2004 book by Matt Birkbeck

A Beautiful Child (ISBN 978-0425204405) is a best selling non-fiction book by author Matt Birkbeck, published by Berkley/Penguin in 2004 and in paperback in 2005. It tells the story of a young woman known by many names, including Sharon Marshall, who was kidnapped as a toddler and raised by a convicted felon, Franklin Delano Floyd. The book was also published in several foreign countries, including Denmark, Germany and Poland.
A Beautiful Child spurred numerous websites dedicated to finding Sharon's true identity. Through suggestions from those sites along with reader suggestions from around the world, Birkbeck, in partnership with the National Center for Missing and Exploited Children, conducted DNA testing on relatives of several girls who went missing in the early 1970s. World-wide interest in the book kept the Sharon Marshall story alive and led to the discovery by Birkbeck of her biological daughter, who had been placed for adoption in 1989. Sharon's DNA was believed to have been degraded, but testing comparisons to her daughter provided a positive match and her DNA was placed into CODIS, the FBI's database.

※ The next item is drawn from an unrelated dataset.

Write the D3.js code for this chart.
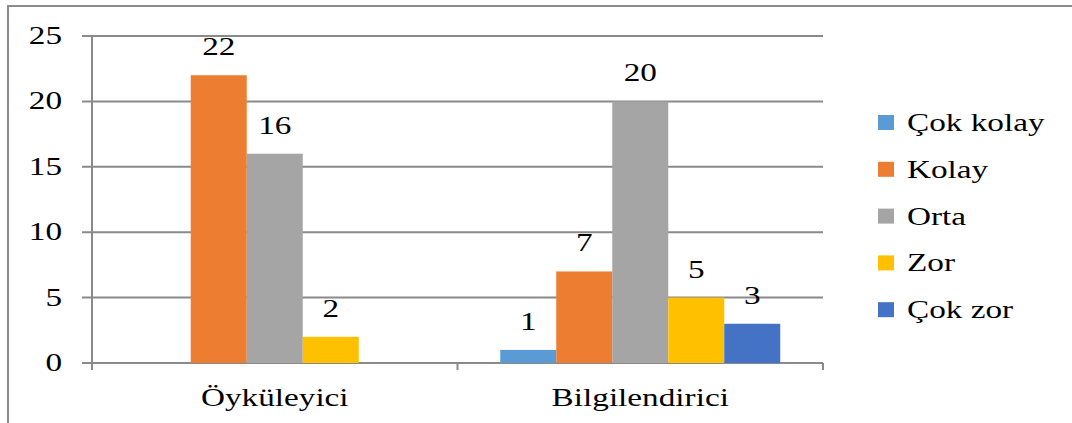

The continued interest in the book led the NCMEC to reopen its investigation in 2011. The NCMEC then recruited the FBI in Oklahoma City and two agents, using the book and other resources as their guides, interviewed Franklin Floyd in prison in Florida, where he provided Sharon's true identity.

In July 2014, the DNA testing positively identified Sharon as Suzanne Sevakis, the daughter of a woman Floyd briefly married in the mid-1970s. Floyd kidnapped Suzanne and her siblings when their mother was incarcerated for 30 days. Suzanne's son, Michael, after being kidnapped from his elementary school by Floyd in 1994, has never been located, but Floyd admitted during the FBI interviews that he killed him shortly after the kidnapping.

== Sequel ==
Finding Sharon (ISBN 978-1732491717) is the sequel to A Beautiful Child published in 2018 that tells the story of the ten-year effort by the author Matt Birkbeck, the National Center for Missing and Exploited Children and the FBI to learn the true identity of Sharon Marshall and the fate of her son Michael Hughes.